Art & Photography

Nearer To Me

Hélène Tchen utilises the power of photography to become “closer” to her identity

Jeanne and Valentine

“I realised that the people I shot had a huge impact on how it would make me feel,” explains Hélène Tchen, a photographer based in Paris. Born and raised in the French capital city to a Colombian mother and American-Chinese father, her identity as a woman of colour, she says, was therefore “quite complicated”. Having lacked in visibility and representation, this is where the arts come into play – a remedial outlet that allows creatives and subjects to form alliances and, in this case, to share personal experiences and perspectives on the world.

First off, Hélène decided to study cinema with the intentions of becoming a director of photography. Experimenting with analogue image-making on the side, a fascination with the medium grew. It wasn’t long until Hélène had taken up the practice professionally and started carving out her own personal projects, portraits and fashion stories – all of which expel a soft and tonal quality that signifies an intimate connection forged between two people. It allows her to address topics of identity and coming of age, protruded through a dynamism and relatability that not all can achieve through the snap of a shutter.

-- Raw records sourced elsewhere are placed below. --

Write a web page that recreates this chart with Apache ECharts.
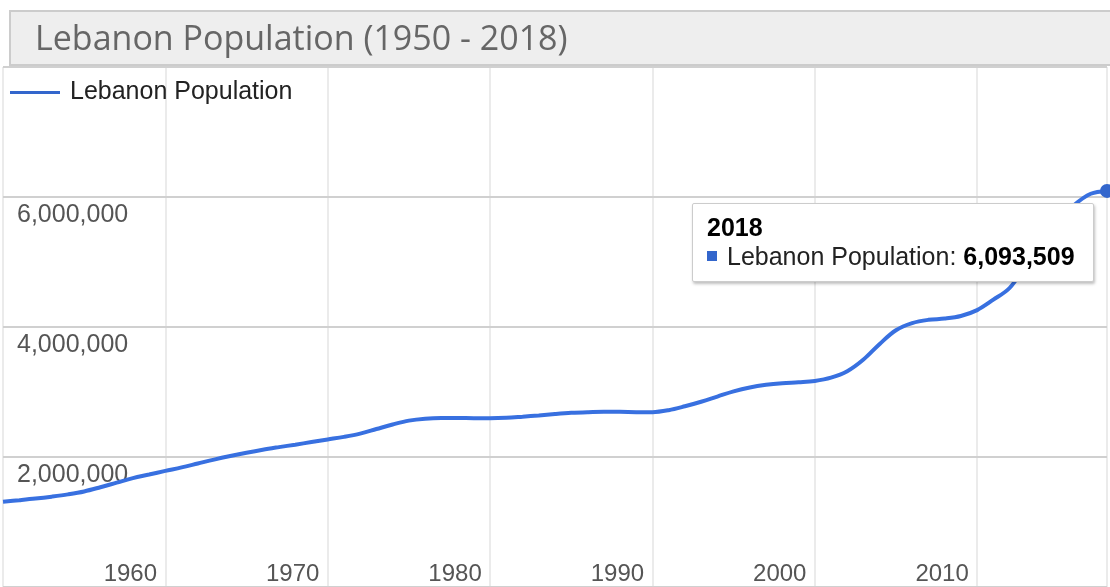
<!DOCTYPE html>
<html>
<head>
<meta charset="utf-8">
<title>Lebanon Population (1950 - 2018)</title>
<script src="https://cdn.jsdelivr.net/npm/echarts@6/dist/echarts.min.js"></script>
<style>
  html, body { margin: 0; padding: 0; background: #fff; }
  #chart { width: 1110px; height: 587px; }
</style>
</head>
<body>
<div id="chart"></div>
<script>
// values
const chartTitle = 'Lebanon Population (1950 - 2018)';
const seriesName = 'Lebanon Population';
const years = [
  1950, 1951, 1952, 1953, 1954, 1955, 1956, 1957, 1958, 1959,
  1960, 1961, 1962, 1963, 1964, 1965, 1966, 1967, 1968, 1969,
  1970, 1971, 1972, 1973, 1974, 1975, 1976, 1977, 1978, 1979,
  1980, 1981, 1982, 1983, 1984, 1985, 1986, 1987, 1988, 1989,
  1990, 1991, 1992, 1993, 1994, 1995, 1996, 1997, 1998, 1999,
  2000, 2001, 2002, 2003, 2004, 2005, 2006, 2007, 2008, 2009,
  2010, 2011, 2012, 2013, 2014, 2015, 2016, 2017, 2018
];
const population = [
  1312000, 1335000, 1360000, 1390000, 1425000, 1470000, 1535000, 1605000, 1675000, 1730000,
  1786000, 1840000, 1900000, 1960000, 2015000, 2066000, 2112000, 2152000, 2190000, 2230000,
  2270000, 2310000, 2360000, 2430000, 2500000, 2560000, 2590000, 2600000, 2600000, 2598000,
  2595000, 2602000, 2620000, 2640000, 2662000, 2680000, 2690000, 2695000, 2695000, 2690000,
  2690000, 2720000, 2780000, 2850000, 2930000, 3010000, 3070000, 3110000, 3135000, 3150000,
  3170000, 3220000, 3320000, 3500000, 3740000, 3950000, 4060000, 4110000, 4130000, 4170000,
  4260000, 4420000, 4600000, 4950000, 5300000, 5620000, 5880000, 6050000, 6093509
];
const yTicks = { min: 0, max: 8000000, step: 2000000 };
const xTicks = { min: 1950, max: 2018, step: 10 };

const lineColor = '#3366cc';
const sansFont = '"Liberation Sans", Arial, sans-serif';

const chart = echarts.init(document.getElementById('chart'));

function fmt(n) {
  return Math.round(n).toLocaleString('en-US');
}

const option = {
  animation: false,
  title: {
    text: chartTitle,
    left: 10,
    top: 11,
    padding: [11, 1200, 7, 25],
    backgroundColor: '#eeeeee',
    borderColor: '#cccccc',
    borderWidth: 2,
    textStyle: {
      fontFamily: '"Open Sans", sans-serif',
      fontSize: 34,
      fontWeight: 'normal',
      lineHeight: 36,
      color: '#666666'
    }
  },
  legend: {
    left: 5,
    top: 74,
    icon: 'rect',
    itemWidth: 50,
    itemHeight: 3,
    data: [seriesName],
    textStyle: {
      fontFamily: sansFont,
      fontSize: 25,
      lineHeight: 27,
      color: '#222222',
      padding: [0, 0, 0, 5]
    }
  },
  grid: {
    left: 3,
    right: 3,
    top: 67,
    height: 523
  },
  tooltip: {
    trigger: 'axis',
    triggerOn: 'none',
    alwaysShowContent: true,
    axisPointer: { type: 'none' },
    position: [692, 203],
    backgroundColor: '#ffffff',
    borderColor: '#cccccc',
    borderWidth: 1,
    borderRadius: 2,
    padding: [9, 18, 10, 14],
    extraCssText: 'box-shadow: 1px 2px 3px rgba(0,0,0,0.25);',
    textStyle: {
      fontFamily: sansFont,
      fontSize: 25,
      color: '#222222'
    },
    formatter: function (params) {
      const p = Array.isArray(params) ? params[0] : params;
      const year = p.value[0];
      const val = p.value[1];
      return '<div style="line-height:29px;font-weight:bold;color:#000">' + year + '</div>' +
        '<div style="line-height:29px;white-space:nowrap">' +
        '<span style="display:inline-block;width:10px;height:10px;background:' + lineColor +
        ';margin-right:10px;vertical-align:middle;position:relative;top:-2px"></span>' +
        p.seriesName + ': <b style="color:#000">' + fmt(val) + '</b></div>';
    }
  },
  xAxis: {
    type: 'value',
    min: xTicks.min,
    max: xTicks.max,
    interval: xTicks.step,
    axisLine: { show: false },
    axisTick: { show: false },
    splitLine: { show: true, lineStyle: { color: '#ebebeb', width: 2 } },
    axisLabel: {
      inside: true,
      margin: 1,
      showMinLabel: false,
      showMaxLabel: false,
      padding: [0, 70, 0, 0],
      fontFamily: sansFont,
      fontSize: 24,
      color: '#555555',
      formatter: function (v) { return String(v); }
    }
  },
  yAxis: {
    type: 'value',
    min: yTicks.min,
    max: yTicks.max,
    interval: yTicks.step,
    z: 3,
    axisLine: { show: false },
    axisTick: { show: false },
    splitLine: { show: true, lineStyle: { color: '#d0d0d0', width: 2 } },
    axisLabel: {
      inside: true,
      margin: 14,
      showMaxLabel: false,
      showMinLabel: false,
      verticalAlign: 'top',
      padding: [6, 0, 0, 0],
      fontFamily: sansFont,
      fontSize: 25,
      color: '#555555',
      textBorderColor: '#ffffff',
      textBorderWidth: 4,
      formatter: function (v) { return fmt(v); }
    }
  },
  series: [{
    name: seriesName,
    type: 'line',
    smooth: 0.35,
    showSymbol: false,
    symbol: 'circle',
    symbolSize: 14,
    color: lineColor,
    lineStyle: { color: lineColor, width: 4 },
    itemStyle: { color: lineColor },
    emphasis: { scale: false, lineStyle: { width: 4 } },
    data: years.map((y, i) => [y, population[i]])
  }]
};

chart.setOption(option);
chart.dispatchAction({ type: 'showTip', seriesIndex: 0, dataIndex: years.length - 1 });
</script>
</body>
</html>
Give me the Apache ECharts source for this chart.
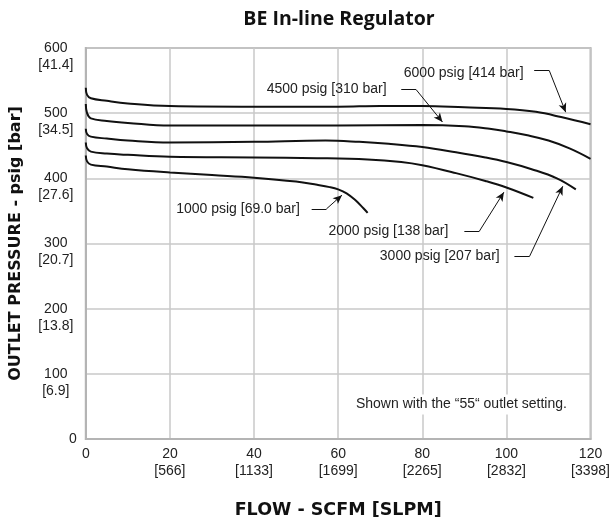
<!DOCTYPE html>
<html>
<head>
<meta charset="utf-8">
<script src="https://cdn.jsdelivr.net/npm/echarts@6/dist/echarts.min.js"></script>
<style>
  html, body { margin: 0; padding: 0; background: #fff; }
  #main { width: 613px; height: 524px; }
</style>
</head>
<body>
<div id="main"></div>
<script>
  // outlet pressure (psig) vs flow (scfm)
  const curveNames = ['6000 psig [414 bar]', '4500 psig [310 bar]', '3000 psig [207 bar]', '2000 psig [138 bar]', '1000 psig [69.0 bar]']
  const flow6000 = [[0, 539], [0.3, 528], [1.2, 523], [5, 519], [10, 515], [20, 511], [40, 510], [60, 510], [70, 511], [80, 511], [90, 509], [100, 506.5], [107, 502], [113, 494], [120, 483]]
  const flow4500 = [[0, 514], [0.3, 500], [1.2, 492], [5, 488], [10, 485], [20, 481], [40, 481], [60, 481], [80, 482], [90, 480], [96, 476], [100, 472], [105, 466], [110, 458], [115, 446], [120, 430]]
  const flow3000 = [[0, 476], [0.3, 468], [1.2, 464], [5, 461], [10, 458], [20, 455], [40, 456], [57, 458], [65, 456], [72, 453], [80, 448], [88, 440], [95, 432], [100, 425], [106, 414], [112, 400], [116.5, 383]]
  const flow2000 = [[0, 455], [0.3, 446], [1.2, 441], [5, 438], [10, 436], [20, 433], [40, 432], [55, 431], [67, 429], [75, 425], [80, 420], [88, 408], [95, 396], [100, 386], [106.4, 370]]
  const flow1000 = [[0, 435], [0.3, 426], [1.2, 421], [5, 418], [10, 414], [20, 409], [30, 405], [40, 401], [50, 395], [55, 390], [58, 386.5], [60, 383], [62, 377], [64, 367], [66, 354], [67, 347]]
  const curves = [flow6000, flow4500, flow3000, flow2000, flow1000]

  // tick labels
  const psigTicks = [0, 100, 200, 300, 400, 500, 600]
  const barTicks = ['', '[6.9]', '[13.8]', '[20.7]', '[27.6]', '[34.5]', '[41.4]']
  const scfmTicks = [0, 20, 40, 60, 80, 100, 120]
  const slpmTicks = ['', '[566]', '[1133]', '[1699]', '[2265]', '[2832]', '[3398]']

  // callout placement in data units: label right end, then leader polyline
  const callouts = [
    { label: [104.1, 562], leader: [[106.6, 565.2], [110.2, 565.2], [114.1, 501.5]] },
    { label: [71.5, 536.4], leader: [[75.0, 536.4], [78.5, 536.4], [84.8, 486.4]] },
    { label: [98.4, 280.3], leader: [[101.9, 280.3], [105.5, 280.3], [113.4, 387.9]] },
    { label: [86.2, 318.2], leader: [[90.0, 318.2], [93.5, 318.2], [99.4, 378.8]] },
    { label: [50.9, 353], leader: [[53.7, 353], [57.2, 353], [60.9, 374.2]] }
  ]
  const note = { text: 'Shown with the “55“ outlet setting.', at: [89.3, 53] }

  const textFont = 'Liberation Sans'
  const gridColor = '#c8c8c8'
  const frameColor = '#b4b4b4'

  let myechart = echarts.init(document.getElementById('main'))

  let series = curves.map((d, i) => {
    let c = callouts[i]
    let points = [{ coord: c.label }]
    if (i === curves.length - 1) {
      points.push({
        coord: note.at,
        label: {
          position: 'inside', formatter: note.text, backgroundColor: '#fff', padding: [3, 4]
        }
      })
    }
    return {
      name: curveNames[i],
      type: 'line',
      data: d,
      showSymbol: false,
      smooth: 0.4,
      silent: true,
      lineStyle: { color: '#111', width: 2 },
      markPoint: {
        symbol: 'circle',
        symbolSize: 0,
        silent: true,
        animation: false,
        label: {
          show: true, position: 'left', distance: 0, formatter: curveNames[i],
          color: '#222', fontSize: 14, fontFamily: textFont
        },
        data: points
      },
      markLine: {
        silent: true,
        animation: false,
        symbol: ['none', 'none'],
        label: { show: false },
        lineStyle: { color: '#111', width: 1, type: 'solid' },
        data: [
          [{ coord: c.leader[0] }, { coord: c.leader[1] }],
          [{ coord: c.leader[1] }, { coord: c.leader[2], symbol: 'arrow', symbolSize: [6, 9] }]
        ]
      }
    }
  })

  let option = {
    animation: false,
    title: {
      text: 'BE In-line Regulator',
      left: 334,
      textAlign: 'center',
      top: 4,
      textStyle: { fontFamily: 'Open Sans', fontWeight: 'bold', fontSize: 19.5, color: '#111' }
    },
    grid: {
      left: 83, right: 18, top: 48, bottom: 80,
      show: true, borderColor: frameColor, borderWidth: 2
    },
    xAxis: {
      type: 'value',
      min: 0, max: 120, interval: 20,
      name: 'FLOW - SCFM [SLPM]',
      nameLocation: 'middle',
      nameGap: 62,
      nameTextStyle: { fontFamily: 'DejaVu Sans', fontWeight: 'bold', fontSize: 17.5, color: '#111' },
      axisLine: { lineStyle: { color: frameColor, width: 2 } },
      axisTick: { show: false },
      splitLine: { lineStyle: { color: gridColor, width: 1.5 } },
      axisLabel: {
        margin: 7,
        fontSize: 14,
        lineHeight: 17,
        color: '#222',
        fontFamily: textFont,
        formatter: v => {
          let k = scfmTicks.indexOf(v)
          return k <= 0 ? String(v) : v + '\n' + slpmTicks[k]
        }
      }
    },
    yAxis: {
      type: 'value',
      min: 0, max: 600, interval: 100,
      name: 'OUTLET PRESSURE - psig [bar]',
      nameLocation: 'middle',
      nameGap: 57,
      nameTextStyle: { fontFamily: 'DejaVu Sans', fontWeight: 'bold', fontSize: 16, color: '#111' },
      axisLine: { show: true, lineStyle: { color: frameColor, width: 2 } },
      axisTick: { show: false },
      splitLine: { lineStyle: { color: gridColor, width: 1.5 } },
      axisLabel: {
        margin: 30,
        align: 'center',
        fontSize: 14,
        lineHeight: 17,
        color: '#222',
        fontFamily: textFont,
        formatter: v => {
          let k = psigTicks.indexOf(v)
          return k <= 0 ? '{z|0}' : '\n' + v + '\n' + barTicks[k]
        },
        rich: {
          z: { fontSize: 14, fontFamily: textFont, color: '#222', padding: [0, 0, 0, 34] }
        }
      }
    },
    series: series
  }
  myechart.setOption(option)
</script>
</body>
</html>
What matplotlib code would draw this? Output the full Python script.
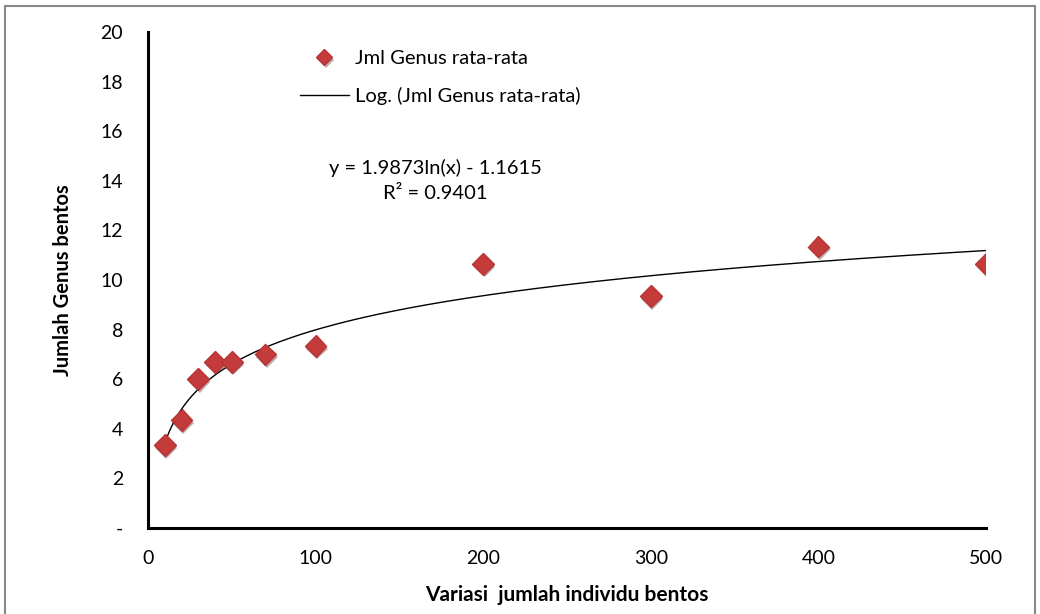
import numpy as np
import matplotlib.pyplot as plt
import matplotlib.patheffects as pe
from matplotlib.patches import Rectangle

plt.rcParams['font.family'] = ['Lato', 'DejaVu Sans']

# data
variasi = [10, 20, 30, 40, 50, 70, 100, 200, 300, 400, 500]
jml_genus = [3.35, 4.35, 6.0, 6.7, 6.7, 7.0, 7.35, 10.65, 9.35, 11.35, 10.65]

# trendline coefficients shown on the chart
koef_a = 1.9873
koef_b = -1.1615
r2 = 0.9401

y_ticks = [0, 2, 4, 6, 8, 10, 12, 14, 16, 18, 20]
y_labels = ['-'] + [str(v) for v in y_ticks[1:]]
x_ticks = [0, 100, 200, 300, 400, 500]

fig = plt.figure(figsize=(10.4, 6.14), dpi=100)
ax = fig.add_axes([0.1423, 0.14, 0.8058, 0.8079])

xs = np.linspace(min(variasi), max(variasi), 400)
ax.plot(xs, koef_a * np.log(xs) + koef_b, color='black', lw=1.0,
        label='Log. (Jml Genus rata-rata)', zorder=2)
ax.plot(variasi, jml_genus, linestyle='none', marker='D', markersize=11,
        color='#C33B3B', markeredgecolor='#B83333', label='Jml Genus rata-rata',
        zorder=3,
        path_effects=[pe.SimplePatchShadow(offset=(1, -2), alpha=0.35), pe.Normal()])

ax.set_xlim(0, 500)
ax.set_ylim(0, 20)
ax.set_xticks(x_ticks)
ax.set_yticks(y_ticks)
ax.set_yticklabels(y_labels)
ax.tick_params(length=0, labelsize=14)
ax.tick_params(axis='y', pad=18)
ax.tick_params(axis='x', pad=16)

for s in ['top', 'right']:
    ax.spines[s].set_visible(False)
for s in ['left', 'bottom']:
    ax.spines[s].set_linewidth(2.2)

ax.set_xlabel('Variasi  jumlah individu bentos', fontsize=15, fontweight='bold', labelpad=13)
ax.set_ylabel('Jumlah Genus bentos', fontsize=14.5, fontweight='bold', labelpad=20)

h, l = ax.get_legend_handles_labels()
ax.legend(h[::-1], l[::-1], loc='upper left', bbox_to_anchor=(0.16, 1.0), frameon=False,
          fontsize=14.5, handlelength=2.4, labelspacing=1.0, handletextpad=0.3,
          markerscale=0.75)

ax.text(0.343, 0.70, 'y = 1.9873ln(x) - 1.1615\nR² = 0.9401', transform=ax.transAxes,
        ha='center', va='center', fontsize=14.5, linespacing=1.55)

fig.patches.append(Rectangle((0.005, -0.01), 0.99, 1.0, transform=fig.transFigure,
                             fill=False, edgecolor='#888888', lw=1.5))

fig.savefig('out.png', dpi=100)
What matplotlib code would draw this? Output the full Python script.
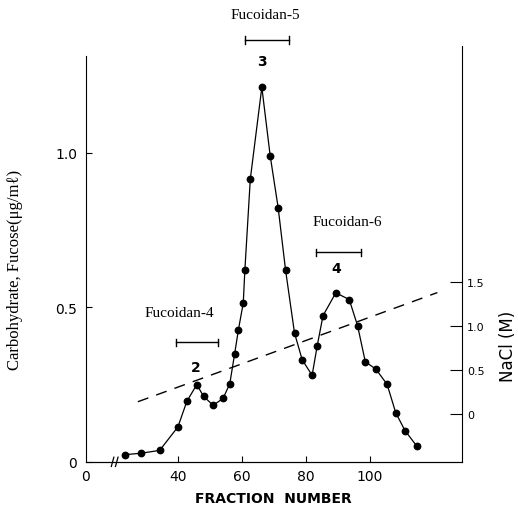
import matplotlib.pyplot as plt

# fraction number vs carbohydrate (fucose) content
fraction = [23.4, 28.6, 34.3, 40.0, 42.8, 45.9, 48.0, 51.0, 54.1, 56.2, 57.7,
            58.9, 60.4, 60.9, 62.6, 66.2, 68.8, 71.3, 73.6, 76.4, 78.8, 81.9,
            83.5, 85.3, 89.3, 93.5, 96.1, 98.5, 101.8, 105.3, 108.0, 110.9, 114.5]
fucose = [0.023, 0.028, 0.037, 0.113, 0.196, 0.250, 0.212, 0.183, 0.205, 0.253,
          0.349, 0.428, 0.514, 0.620, 0.915, 1.212, 0.991, 0.822, 0.621, 0.417,
          0.330, 0.280, 0.376, 0.473, 0.547, 0.525, 0.440, 0.324, 0.300, 0.251,
          0.159, 0.101, 0.052]

# NaCl gradient (dashed line)
nacl_fraction = [27.5, 121.0]
nacl_conc = [0.14, 1.38]

# pooled fractions: (label, peak number, start, end, bar height, label pos, number pos)
pools = [
    ("Fucoidan-4", "2", 39.5, 52.5, 0.387, (40.5, 0.484), (45.5, 0.306)),
    ("Fucoidan-5", "3", 60.8, 74.6, 1.365, (67.3, 1.449), (66.2, 1.298)),
    ("Fucoidan-6", "4", 83.1, 97.1, 0.678, (92.8, 0.777), (89.3, 0.626)),
]

x_ticks = [11.2, 40, 60, 80, 100]
x_ticklabels = ["0", "40", "60", "80", "100"]
y_ticks = [0, 0.5, 1.0]
y_ticklabels = ["0", "0.5", "1.0"]
nacl_ticks = [0, 0.5, 1.0, 1.5]
nacl_ticklabels = ["0", "0.5", "1.0", "1.5"]

fig = plt.figure(figsize=(5.18, 5.10), dpi=100)
ax = fig.add_axes([0.1654, 0.0925, 0.7259, 0.815])

ax.plot(fraction, fucose, color="black", lw=0.9, marker="o", ms=4.6,
        markerfacecolor="black", markeredgecolor="black")

ax.set_xlim(11.2, 128.6)
ax.set_ylim(0, 1.345)
ax.spines["top"].set_visible(False)
ax.spines["right"].set_visible(False)
ax.spines["left"].set_bounds(0, 1.313)
ax.set_xticks(x_ticks)
ax.set_xticklabels(x_ticklabels)
ax.set_yticks(y_ticks)
ax.set_yticklabels(y_ticklabels)
ax.tick_params(direction="in", length=4, labelsize=10, pad=6)
ax.tick_params(axis="x", pad=5)
ax.xaxis.get_major_ticks()[0].tick1line.set_visible(False)

ax.set_xlabel("FRACTION  NUMBER", fontsize=10, fontweight="bold", labelpad=6)
ax.set_ylabel("Carbohydrate, Fucose(\u03bcg/m\u2113)", fontsize=12,
              family="Liberation Serif")
ax.yaxis.set_label_coords(-0.168, 0.464)

# axis break marks
for xb in (19.6, 20.9):
    ax.plot([xb - 0.4, xb + 0.4], [-0.015, 0.015], color="black", lw=0.9,
            clip_on=False)

# pooled fraction brackets
for name, num, x0, x1, yb, name_pos, num_pos in pools:
    ax.plot([x0, x1], [yb, yb], color="black", lw=1.0, clip_on=False)
    ax.plot([x0, x0], [yb - 0.012, yb + 0.012], color="black", lw=1.0, clip_on=False)
    ax.plot([x1, x1], [yb - 0.012, yb + 0.012], color="black", lw=1.0, clip_on=False)
    ax.text(name_pos[0], name_pos[1], name, fontsize=11, family="Liberation Serif",
            ha="center", va="center")
    ax.text(num_pos[0], num_pos[1], num, fontsize=10, fontweight="bold",
            ha="center", va="center")

ax2 = ax.twinx()
ax2.plot(nacl_fraction, nacl_conc, color="black", lw=1.0, dashes=(8, 6))
ax2.set_ylim(-0.543, 4.18)
ax2.spines["top"].set_visible(False)
ax2.spines["left"].set_visible(False)
ax2.set_yticks(nacl_ticks)
ax2.set_yticklabels(nacl_ticklabels)
ax2.tick_params(direction="in", length=9, labelsize=8, pad=4)
ax2.set_ylabel("NaCl (M)", fontsize=12)
ax2.yaxis.set_label_coords(1.098, 0.279)

fig.savefig("out.png", dpi=100)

It’s unsurprising to hear that she pulls influences from Wong Kar Wai, Leslie Zheng, Petra Collins and Nadine Ijewere, but equally, she’s identified her own language. “Shooting and creating with people that were like me – not having any visibility and presentation and either being a BIPOC or LQBTQIA+ person – is what inspired me and gave me a sense of my own aesthetic and how I wanted it,” she explains. 


One of Hélène’s recent and most prominent projects is entitled Nearer To Me, a series that she launched as a way of becoming closer to her heritage. “I grew up with an ‘identity complex’,” she adds, “where I never felt French, Colombian or Chinese enough as I knew nothing about this culture and don’t speak the language. I looked Chinese most of all. The racism towards Asian minorities impacted me negatively during my young years and this project is a way for me to reappropriate my Chinese identity how I needed to.” She began the work in Toronto as she visited her sister, a place in which has one of the largest settlements of Chinese immigrants. A call out was made via Instagram and through her sister’s friends, in which Hélène would ask if they could make “simple” portraits together. “It was the first time in my life I would walk in the streets and feel at peace.”

Nearer To Me evolved as she travelled back to Paris and began photographing Chinese women – those who are immigrants or are the child of an immigrant. “This was a way for me to be closer to my lost culture and learn more about it by myself.” Even the name, Nearer To Me, evokes a sense of yearning for understanding; to know oneself and be close to one’s roots. And the pictures resemble just that, as they show how a person’s identity isn’t always linear nor seeped in one definition, place or history. “Belonging to the country you were born or your own origins is something very personal that can be made in many ways,” says Hélène.


The photographer has captured many women over time, from the people she’d met online to those she knows more closely. This includes a woman named Christine, based in Toronto, whose portrait depicts her quietly leaning on a balcony, hair as fiery as the sun. Then there’s Xiaoyi, a young Chinese women she’d photographed previously for a fashion series, who later featured again in the project. Her portrait is drenched in a saturated shade of red, perceived in a tonal and cinematic style that’s influenced by the Chinese poem Magnolias Ballad, the same reference that inspired by the Disney film Mulan. She also regularly lenses her twin sister, Laure-Anne, the closest person to her and subject she perceives as being the “most special” throughout. 

“I hope my audience will receive this project with kindness and a different eye on the questions of race and social status in our societies,” shares Hélène. “The most important thing I wanted to convey in this artwork is the importance of identity, that it’s never too late to explore who you are of question yourself. And to not forget to be more kind towards ourselves and other people, nobody has the exact same experience in life and there is nothing we cannot do to grow in a better way.”